Each node contains 3 fields: a data item, a pointer to the left child and a pointer to the right child. The first and the third fields store addresses of other nodes and help to link the tree with other nodes. The second field contains the actual value of the node.

Implementation of Tree:

We can define this structure of the tree in a programming language using a heterogeneous data type such as struct as shown:

struct Node
{  
    int key;  
    struct Node *left_child;  
    struct Node *right_child;   
}

Applications of Trees:

1. Hierarchical structure: Trees follow the hierarchical structure and thus help to store data in the form of a hierarchy. For example, a file system follows a hierarchy as it is comprised of disk drives, folders, sub-folders and then files.

2. Heap: The heap data structure is another application of trees used for sorting and for implementing priority queues.

3. Binary search tree: It is an efficient form of a simple tree and is used to find whether a data item is present in a set or not.

4. Trie: Trie is another implementation of the tree data structure. It is used for storing routing information in routers as well as for storing data in the form of a dictionary.

5. B-tree and B+-tree: Both of them are used to store indexed data in databases. They are very efficient for range queries.

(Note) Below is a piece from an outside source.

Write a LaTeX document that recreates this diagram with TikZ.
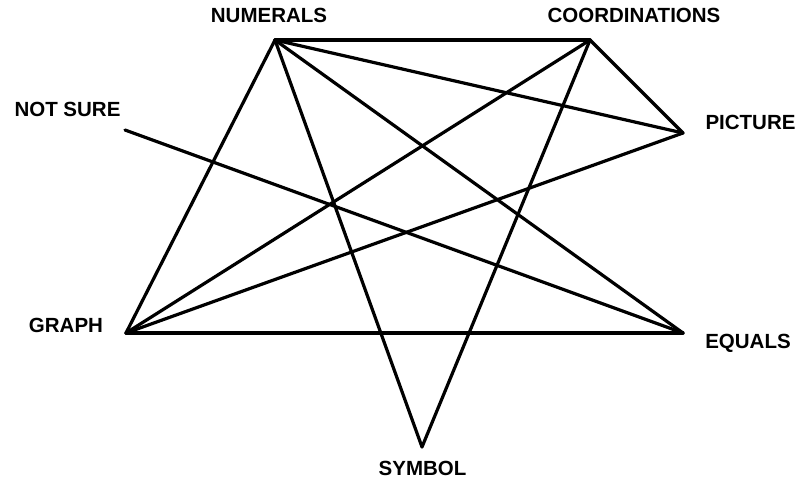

6. Organized data: Trees help in organizing the data more efficiently, making operations such as search, insert and delete easier to perform.

7. Routing tables: Routing tables of routers make use of trie data structure to store information.

8. Syntax tree: whenever we write our code in a programming language, the compiler makes use of the syntax tree to ensure the syntactical correctness of the code.

Conclusion

In this article, we covered one of the most important data structures i.e. tree data structure, various types of trees used in computer science and their application areas. We have also seen the implementation of these types in different programming languages. This article also covers tree traversal techniques, their implementation and their uses.